A Pytorch Deep Deterministic Policy Gradient (DDPG) actor/critic approach was trained to solve the environment.

In PyTorch, the neural network layers are defined in the init function and the forward pass is defined in the forward function, which is invoked automatically when the class is called.

Two networks were defined, namely an Actor and a Critic.

The Actor maps states to a deterministic action. There are two hidden layers (128 fully connected nodes). The output activation function is tanh as the output values vary between -1 and 1.

The Critic takes the Actor's action and uses it for training (used in action value function). There are two hidden layers (128 fully connected nodes). The output activation function is ReLU as the output values needs to be positive.

The observation space consists of 33 variables corresponding to position, rotation, velocity, and angular velocities of the arm. Each action is a vector with four numbers, corresponding to torque applicable to two joints. Every entry in the action vector must be a number between -1 and 1.

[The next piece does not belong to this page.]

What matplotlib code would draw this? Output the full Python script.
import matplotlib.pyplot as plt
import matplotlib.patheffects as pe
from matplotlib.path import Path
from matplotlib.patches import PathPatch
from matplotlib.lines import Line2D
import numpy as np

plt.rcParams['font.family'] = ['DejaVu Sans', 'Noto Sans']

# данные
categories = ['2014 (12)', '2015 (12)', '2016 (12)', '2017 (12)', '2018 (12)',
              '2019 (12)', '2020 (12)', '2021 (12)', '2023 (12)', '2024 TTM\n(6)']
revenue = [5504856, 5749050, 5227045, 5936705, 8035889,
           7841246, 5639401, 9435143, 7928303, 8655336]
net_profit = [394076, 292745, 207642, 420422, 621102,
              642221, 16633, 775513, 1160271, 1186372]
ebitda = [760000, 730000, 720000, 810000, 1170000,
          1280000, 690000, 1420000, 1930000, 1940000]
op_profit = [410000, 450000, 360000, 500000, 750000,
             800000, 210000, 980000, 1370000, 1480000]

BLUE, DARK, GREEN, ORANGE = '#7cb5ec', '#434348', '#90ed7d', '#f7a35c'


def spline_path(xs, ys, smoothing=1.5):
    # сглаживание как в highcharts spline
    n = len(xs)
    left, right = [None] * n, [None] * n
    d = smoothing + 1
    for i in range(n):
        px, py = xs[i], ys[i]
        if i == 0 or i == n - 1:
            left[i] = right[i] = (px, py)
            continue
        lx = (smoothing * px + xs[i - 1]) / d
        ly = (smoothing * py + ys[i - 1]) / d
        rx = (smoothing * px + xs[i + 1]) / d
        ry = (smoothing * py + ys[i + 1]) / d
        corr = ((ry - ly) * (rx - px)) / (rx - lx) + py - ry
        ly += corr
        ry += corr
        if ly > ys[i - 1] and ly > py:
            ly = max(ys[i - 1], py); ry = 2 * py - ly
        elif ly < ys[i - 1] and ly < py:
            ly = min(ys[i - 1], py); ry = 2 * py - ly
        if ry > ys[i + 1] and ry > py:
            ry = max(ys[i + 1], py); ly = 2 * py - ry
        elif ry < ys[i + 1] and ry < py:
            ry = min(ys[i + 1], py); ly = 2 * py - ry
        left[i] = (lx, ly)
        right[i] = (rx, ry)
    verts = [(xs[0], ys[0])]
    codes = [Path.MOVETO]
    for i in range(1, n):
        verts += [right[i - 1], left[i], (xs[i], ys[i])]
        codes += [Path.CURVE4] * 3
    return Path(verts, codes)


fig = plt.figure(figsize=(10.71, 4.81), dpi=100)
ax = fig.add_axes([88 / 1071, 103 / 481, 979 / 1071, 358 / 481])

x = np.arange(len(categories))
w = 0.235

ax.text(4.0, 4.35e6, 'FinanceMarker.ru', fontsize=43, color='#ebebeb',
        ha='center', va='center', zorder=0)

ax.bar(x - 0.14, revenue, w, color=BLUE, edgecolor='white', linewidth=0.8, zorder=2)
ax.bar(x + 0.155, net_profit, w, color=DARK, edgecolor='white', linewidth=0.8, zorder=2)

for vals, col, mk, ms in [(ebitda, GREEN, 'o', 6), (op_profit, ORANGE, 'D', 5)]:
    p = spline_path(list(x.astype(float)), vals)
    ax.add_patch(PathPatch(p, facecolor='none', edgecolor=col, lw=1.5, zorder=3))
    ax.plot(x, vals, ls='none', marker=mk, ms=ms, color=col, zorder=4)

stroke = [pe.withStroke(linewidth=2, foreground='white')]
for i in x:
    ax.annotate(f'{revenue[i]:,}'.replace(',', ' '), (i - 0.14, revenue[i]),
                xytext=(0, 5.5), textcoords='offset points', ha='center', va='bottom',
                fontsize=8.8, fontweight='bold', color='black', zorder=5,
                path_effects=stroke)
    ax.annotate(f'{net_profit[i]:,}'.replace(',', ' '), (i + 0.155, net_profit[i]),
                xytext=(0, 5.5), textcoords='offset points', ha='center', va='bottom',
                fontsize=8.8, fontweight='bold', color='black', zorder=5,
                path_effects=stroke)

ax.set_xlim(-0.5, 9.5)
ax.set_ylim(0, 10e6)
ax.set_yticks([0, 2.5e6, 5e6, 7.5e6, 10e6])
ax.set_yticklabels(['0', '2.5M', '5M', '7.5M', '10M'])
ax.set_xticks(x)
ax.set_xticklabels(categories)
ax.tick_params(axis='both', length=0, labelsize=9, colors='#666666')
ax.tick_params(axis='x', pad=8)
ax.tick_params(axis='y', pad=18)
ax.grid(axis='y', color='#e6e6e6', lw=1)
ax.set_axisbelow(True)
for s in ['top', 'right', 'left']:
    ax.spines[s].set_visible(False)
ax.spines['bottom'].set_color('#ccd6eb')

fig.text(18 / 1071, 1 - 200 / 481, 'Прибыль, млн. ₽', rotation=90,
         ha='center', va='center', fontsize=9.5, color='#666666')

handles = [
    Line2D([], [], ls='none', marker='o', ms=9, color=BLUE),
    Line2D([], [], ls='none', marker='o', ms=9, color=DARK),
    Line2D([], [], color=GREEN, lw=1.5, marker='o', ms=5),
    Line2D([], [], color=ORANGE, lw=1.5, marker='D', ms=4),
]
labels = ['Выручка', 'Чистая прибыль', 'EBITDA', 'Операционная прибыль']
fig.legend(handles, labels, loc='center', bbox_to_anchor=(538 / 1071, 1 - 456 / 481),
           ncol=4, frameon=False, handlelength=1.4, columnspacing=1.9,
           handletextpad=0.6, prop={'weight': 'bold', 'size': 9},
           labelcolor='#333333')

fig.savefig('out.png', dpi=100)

An agent is defined that interacts with the environment and updates both networks.

Noise was used to balance exploration vs. exploitation when selecting action values.  A discount factor of 0.9 was used and a learning rate of 1e-3 was used for both networks.

Every time step, the network will sample actions from replay memory as long as the size of the memory has reached 256 samples. These samples will be used to update the network. A soft update startegy is used (using hyperparameter TAU) to slowly blend the regular network weights (training network) with the target network weights (the one we are using for prediction to stabilize training).

# Plot of Rewards

![Scores Plot](./Scores_Per_Episode.png)

The environment is considered solved when the average reward for an episode reaches 30 over 100 episodes. My environment was solved in 182 episodes with an Average Score value of 30.20. This was very difficult to achieve. Hours were spent tweaking network structures and hyperparameters. There were a number of different combinations of hyperparameters that led to very promising training just to have it break down after hitting a peak as shown below. 

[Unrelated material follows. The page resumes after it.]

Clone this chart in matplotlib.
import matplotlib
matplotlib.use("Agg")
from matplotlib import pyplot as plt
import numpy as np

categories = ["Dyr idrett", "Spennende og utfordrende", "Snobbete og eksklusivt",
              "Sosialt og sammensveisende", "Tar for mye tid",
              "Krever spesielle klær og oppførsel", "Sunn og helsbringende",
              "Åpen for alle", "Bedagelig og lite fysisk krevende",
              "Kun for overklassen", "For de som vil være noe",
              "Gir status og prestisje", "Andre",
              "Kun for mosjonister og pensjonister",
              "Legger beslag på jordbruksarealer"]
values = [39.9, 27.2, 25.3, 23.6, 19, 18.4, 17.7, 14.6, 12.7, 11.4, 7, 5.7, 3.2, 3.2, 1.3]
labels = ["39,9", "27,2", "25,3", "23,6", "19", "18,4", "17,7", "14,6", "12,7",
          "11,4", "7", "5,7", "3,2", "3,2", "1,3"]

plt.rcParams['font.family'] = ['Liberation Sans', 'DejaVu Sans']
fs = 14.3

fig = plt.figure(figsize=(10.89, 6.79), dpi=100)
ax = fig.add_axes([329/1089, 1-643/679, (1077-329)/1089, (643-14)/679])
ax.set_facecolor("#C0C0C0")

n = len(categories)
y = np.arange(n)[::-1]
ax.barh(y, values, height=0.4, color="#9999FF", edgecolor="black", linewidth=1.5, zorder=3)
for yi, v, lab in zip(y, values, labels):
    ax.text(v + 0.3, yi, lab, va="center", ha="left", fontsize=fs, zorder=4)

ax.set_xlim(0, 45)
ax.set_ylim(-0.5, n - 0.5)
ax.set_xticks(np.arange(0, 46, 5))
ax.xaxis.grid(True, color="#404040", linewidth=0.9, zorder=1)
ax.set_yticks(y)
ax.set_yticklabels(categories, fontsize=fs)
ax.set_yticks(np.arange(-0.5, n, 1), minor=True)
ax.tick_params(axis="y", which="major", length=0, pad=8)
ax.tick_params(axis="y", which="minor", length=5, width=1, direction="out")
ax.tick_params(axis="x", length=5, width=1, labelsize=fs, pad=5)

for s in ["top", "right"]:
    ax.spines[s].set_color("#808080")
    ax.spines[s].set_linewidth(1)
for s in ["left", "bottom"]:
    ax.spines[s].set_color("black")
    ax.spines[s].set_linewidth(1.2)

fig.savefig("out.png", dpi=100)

![Training Breakdown](./Training_Breakdown.png)

In these runs, the results per episode were varying wildly and the networks were generally unstable. Tweaking gamma values, making noisy updates less noisy (reducing sigma), and using less nodes in my neural net made this solution finally converge.

# Ideas For Future Work

Future work can consider the use of different Policy Based Methods for continuous control tasks such as REINFORCE, TNPG, RWR, REPS, TRPO, CEM and CMA-ES.  Hyperparameter sweeps could also be used to improve the stability and speed of the training the standard DDPG.